_Stated problem_:
Every line below that mentions the word "this" should be copied out.
[start Data shown]
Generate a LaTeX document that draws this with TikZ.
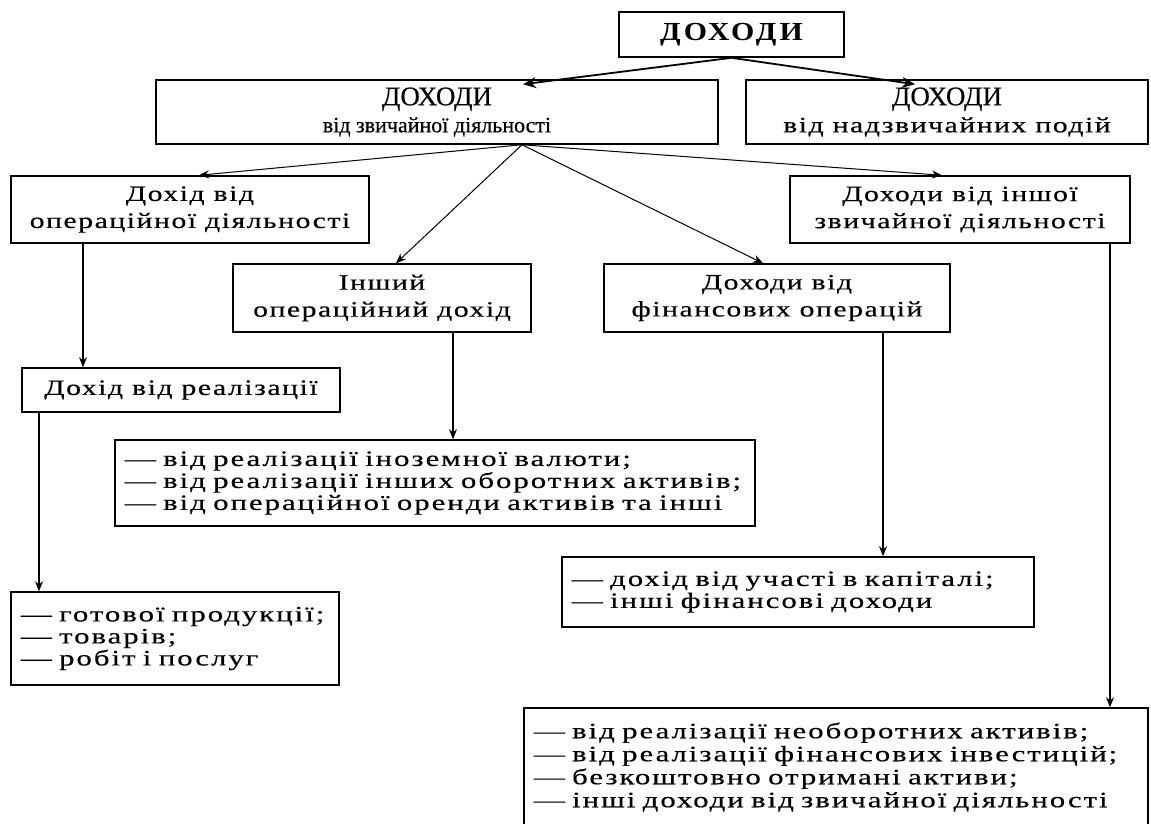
\documentclass[tikz,border=0pt]{standalone}
\usepackage{fontspec}
\setmainfont{Liberation Serif}
\newfontfamily\lblfont[FakeStretch=1.35,LetterSpace=7,FakeBold=0.4]{Liberation Serif}
\newfontfamily\listfont[FakeStretch=1.4,LetterSpace=9,FakeBold=0.4]{Liberation Serif}
\newfontfamily\headfont[FakeBold=0.4]{Liberation Serif}
\newfontfamily\topfont[FakeStretch=1.15,LetterSpace=12]{Liberation Serif}
\usetikzlibrary{arrows.meta}

\tikzset{
  box/.style={draw, line width=1.5pt, inner sep=0pt, align=center,
    font=\lblfont\fontsize{22}{27}\selectfont},
  headbox/.style={draw, line width=1.5pt, inner sep=0pt, align=center,
    font=\headfont\fontsize{22}{27}\selectfont},
  listbox/.style={draw, line width=1.5pt, inner xsep=10pt, inner ysep=0pt, align=left,
    font=\listfont\fontsize{22}{22}\selectfont},
  link/.style={line width=1.3pt, -{Stealth[length=10pt,width=8pt]}},
  thin link/.style={line width=1pt, -{Stealth[length=10pt,width=8pt]}},
  heavy link/.style={line width=1.8pt, -{Stealth[length=13pt,width=11pt]}}
}

\begin{document}
\begin{tikzpicture}[x=1pt,y=-1pt]
\useasboundingbox (0,0) rectangle (1151,823);
\fill[white] (0,0) rectangle (1151,823);
\clip (0,0) rectangle (1151,823);

% top level
\node[draw, line width=1.6pt, minimum width=225pt, minimum height=45pt, inner sep=0pt,
      font=\topfont\bfseries\fontsize{26}{28}\selectfont] (top) at (731.5,34.5) {ДОХОДИ};

% second level
\node[headbox, minimum width=562pt, minimum height=64pt] (ord) at (437,112)
  {{\fontsize{27}{28}\selectfont ДОХОДИ}\\від звичайної діяльності};
\node[headbox, minimum width=402pt, minimum height=64pt] (extra) at (947,112)
  {{\fontsize{27}{28}\selectfont ДОХОДИ}\\{\lblfont\fontsize{22}{27}\selectfont від надзвичайних подій}};

% third level
\node[box, minimum width=358pt, minimum height=67pt] (oper) at (190,209.5)
  {Дохід від\\операційної діяльності};
\node[box, minimum width=340pt, minimum height=67pt] (other) at (960,209.5)
  {Доходи від іншої\\звичайної діяльності};
\node[box, minimum width=298pt, minimum height=68pt] (otherop) at (382,298)
  {Інший\\операційний дохід};
\node[box, minimum width=346pt, minimum height=68pt] (fin) at (777,298)
  {Доходи від\\фінансових операцій};
\node[box, minimum width=318pt, minimum height=44pt] (sales) at (181,390)
  {Дохід від реалізації};

% detail lists
\node[listbox, text width=620pt, minimum height=86pt] (opl) at (435,483)
  {— від реалізації іноземної валюти;\\
   — від реалізації інших оборотних активів;\\
   — від операційної оренди активів та інші};
\node[listbox, text width=452pt, minimum height=70pt] (finl) at (798,592)
  {— дохід від участі в капіталі;\\
   — інші фінансові доходи};
\node[listbox, text width=308pt, minimum height=93pt] (salesl) at (175,638.5)
  {— готової продукції;\\
   — товарів;\\
   — робіт і послуг};
\node[listbox, text width=604pt, minimum height=118pt, font=\listfont\fontsize{22}{23}\selectfont]
  (otherl) at (836,767)
  {— від реалізації необоротних активів;\\
   — від реалізації фінансових інвестицій;\\
   — безкоштовно отримані активи;\\
   — інші доходи від звичайної діяльності};

% connectors
\draw[heavy link] (top.south) -- ([xshift=86pt,yshift=-5pt]ord.north);
\draw[heavy link] (top.south) -- ([xshift=-32pt,yshift=-5pt]extra.north);

\coordinate (hub) at ([xshift=85pt]ord.south);
\draw[thin link] (hub) -- ([xshift=9pt]oper.north);
\draw[thin link] (hub) -- ([xshift=14pt]otherop.north);
\draw[thin link] (hub) -- ([xshift=-14pt]fin.north);
\draw[thin link] (hub) -- ([xshift=-18pt]other.north);

\draw[link] ([xshift=-107pt]oper.south) -- ([xshift=-107pt]oper.south |- sales.north);
\draw[link] ([xshift=-142pt]sales.south) -- ([xshift=-142pt]sales.south |- salesl.north);
\draw[link] ([xshift=71pt]otherop.south) -- ([xshift=71pt]otherop.south |- opl.north);
\draw[link] ([xshift=106pt]fin.south) -- ([xshift=106pt]fin.south |- finl.north);
\draw[link] ([xshift=150pt]other.south) -- ([xshift=150pt]other.south |- otherl.north);
\end{tikzpicture}
\end{document}
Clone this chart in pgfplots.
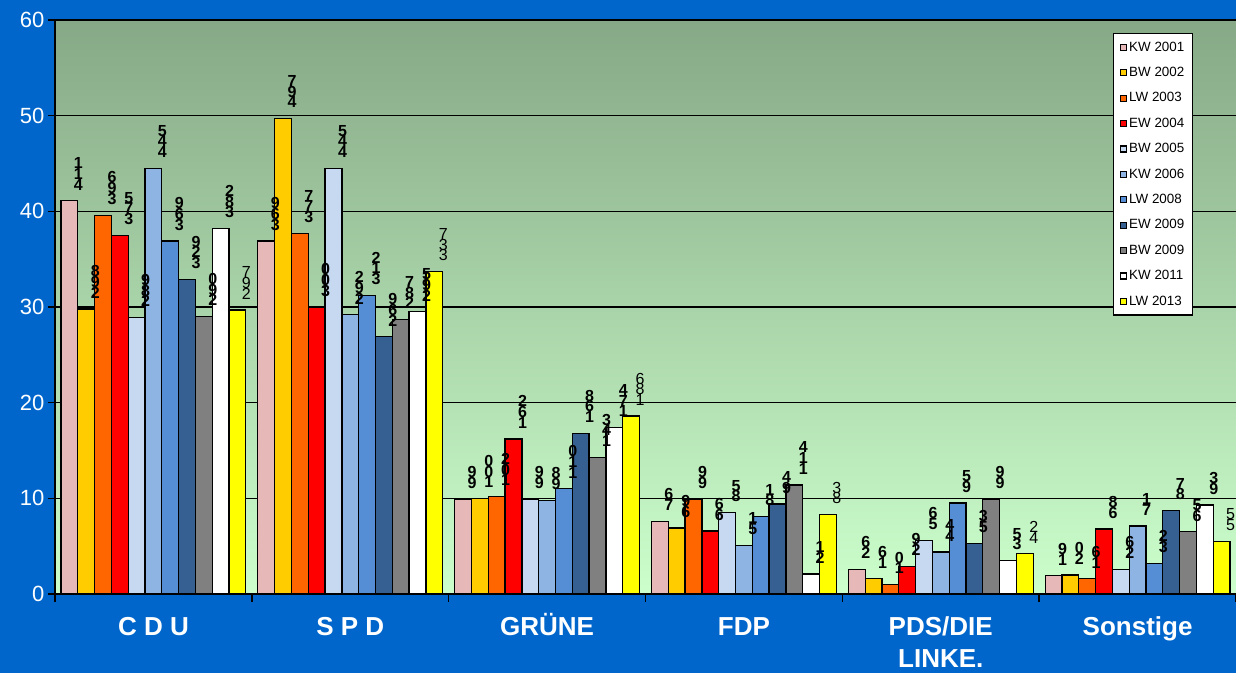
\documentclass[border=0pt]{standalone}
\usepackage{pgfplots}
\pgfplotsset{compat=1.18}
\usepackage{fontspec}
\setmainfont{Liberation Sans}
\usetikzlibrary{calc}
\pgfdeclarelayer{bg}
\pgfsetlayers{bg,main}

\definecolor{bgblue}{HTML}{0066CC}
\definecolor{gtop}{HTML}{86A886}
\definecolor{gbot}{HTML}{CCFFCC}
\definecolor{cA}{HTML}{E6B9B8}
\definecolor{cB}{HTML}{FFCC00}
\definecolor{cC}{HTML}{FF6600}
\definecolor{cD}{HTML}{FF0000}
\definecolor{cE}{HTML}{C6D9F1}
\definecolor{cF}{HTML}{8EB4E3}
\definecolor{cG}{HTML}{558ED5}
\definecolor{cH}{HTML}{376092}
\definecolor{cI}{HTML}{808080}
\definecolor{cJ}{HTML}{FFFFFF}
\definecolor{cK}{HTML}{FFFF00}

\makeatletter
\def\stk#1{\edef\stk@v{#1}\def\stk@out{}\expandafter\stk@a\stk@v\relax
  \vbox{\baselineskip=10.7pt\lineskiplimit=-50pt\lineskip=0pt\stk@out}}
\def\stk@a#1{\ifx#1\relax\else\edef\stk@out{\noexpand\stk@b{#1}\unexpanded\expandafter{\stk@out}}\expandafter\stk@a\fi}
\def\stk@b#1{\hbox to 12pt{\hss#1\hss}}
\makeatother

\begin{document}
\begin{tikzpicture}
\begin{axis}[
  scale only axis, width=1181pt, height=574pt,
  ybar=0pt, bar width=16.8pt,
  xmin=-0.5, xmax=5.5, ymin=0, ymax=60,
  axis x line*=bottom, axis y line*=left,
  axis line style={black, line width=1.5pt},
  axis background/.style={top color=gtop, bottom color=gbot},
  ytick={0,10,...,50}, extra y ticks={60},
  extra y tick style={grid style={gray, line width=1.5pt}},
  ymajorgrids, major grid style={black, line width=1.5pt},
  xtick={0,...,5},
  xticklabels={\strut C D U, \strut S P D, \strut GRÜNE, \strut FDP, {\strut PDS/DIE\\LINKE.}, \strut Sonstige},
  minor xtick={-0.5,0.5,...,5.5},
  tick align=outside, major tick length=7pt, minor tick length=8pt,
  major x tick style={draw=none},
  minor x tick style={draw=black, line width=1.5pt},
  y tick style={black, line width=1.5pt},
  /pgf/number format/assume math mode=true,
  yticklabel style={font=\fontsize{22}{26}\selectfont, text=white},
  xticklabel style={font=\fontsize{26}{32}\selectfont\bfseries, text=white, align=center, yshift=-9pt},
  every axis plot/.append style={draw=black, line width=1.3pt},
  point meta=explicit symbolic,
  nodes near coords={\stk{\pgfplotspointmeta}},
  every node near coord/.append style={anchor=south, inner sep=0pt, xshift=9pt, yshift=10pt, font=\fontsize{16}{11}\selectfont\bfseries, text=black},
  legend style={at={(rel axis cs:0.8958,0.9774)}, anchor=north west, draw=black, line width=1.3pt, fill=white,
    font=\fontsize{13.4}{15}\selectfont, inner xsep=6.5pt, inner ysep=5.5pt, row sep=8.9pt,
    nodes={inner sep=2pt, text height=10pt, text depth=2.5pt}},
  legend cell align=left,
  legend image code/.code={\draw[#1, line width=1.1pt] (0pt,-3pt) rectangle (6pt,3pt);},
]
\coordinate (SW) at (rel axis cs:0,0);
\coordinate (NE) at (rel axis cs:1,1);
\addplot[fill=cA] coordinates {(0,41.1)[411] (1,36.9)[369] (2,9.9)[99] (3,7.6)[76] (4,2.6)[26] (5,1.9)[19]};
\addplot[fill=cB] coordinates {(0,29.8)[298] (1,49.7)[497] (2,10.0)[100] (3,6.9)[69] (4,1.6)[16] (5,2.0)[20]};
\addplot[fill=cC] coordinates {(0,39.6)[396] (1,37.7)[377] (2,10.2)[102] (3,9.9)[99] (4,1.0)[10] (5,1.6)[16]};
\addplot[fill=cD] coordinates {(0,37.5)[375] (1,30.0)[300] (2,16.2)[162] (3,6.6)[66] (4,2.9)[29] (5,6.8)[68]};
\addplot[fill=cE] coordinates {(0,28.9)[289] (1,44.5)[445] (2,9.9)[99] (3,8.5)[85] (4,5.6)[56] (5,2.6)[26]};
\addplot[fill=cF] coordinates {(0,44.5)[445] (1,29.2)[292] (2,9.8)[98] (3,5.1)[51] (4,4.4)[44] (5,7.1)[71]};
\addplot[fill=cG] coordinates {(0,36.9)[369] (1,31.2)[312] (2,11.0)[110] (3,8.1)[81] (4,9.5)[95] (5,3.2)[32]};
\addplot[fill=cH] coordinates {(0,32.9)[329] (1,26.9)[269] (2,16.8)[168] (3,9.4)[94] (4,5.3)[53] (5,8.7)[87]};
\addplot[fill=cI] coordinates {(0,29.0)[290] (1,28.7)[287] (2,14.3)[143] (3,11.4)[114] (4,9.9)[99] (5,6.5)[65]};
\addplot[fill=cJ] coordinates {(0,38.2)[382] (1,29.5)[295] (2,17.4)[174] (3,2.1)[21] (4,3.5)[35] (5,9.3)[93]};
\addplot[fill=cK, every node near coord/.append style={font=\fontsize{16}{11}\selectfont\mdseries}] coordinates {(0,29.7)[297] (1,33.7)[337] (2,18.6)[186] (3,8.3)[83] (4,4.2)[42] (5,5.5)[55]};
\legend{KW 2001, BW 2002, LW 2003, EW 2004, BW 2005, KW 2006, LW 2008, EW 2009, BW 2009, KW 2011, LW 2013}
\end{axis}
\begin{pgfonlayer}{bg}
\fill[bgblue] ([xshift=-55pt,yshift=-79pt]SW) rectangle ([yshift=20pt]NE);
\end{pgfonlayer}
\pgfresetboundingbox
\useasboundingbox ([xshift=-55pt,yshift=-79pt]SW) rectangle ([yshift=20pt]NE);
\end{tikzpicture}
\end{document}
[end Data shown]
_Task output_:
Generate a LaTeX document that draws this with TikZ.
Clone this chart in pgfplots.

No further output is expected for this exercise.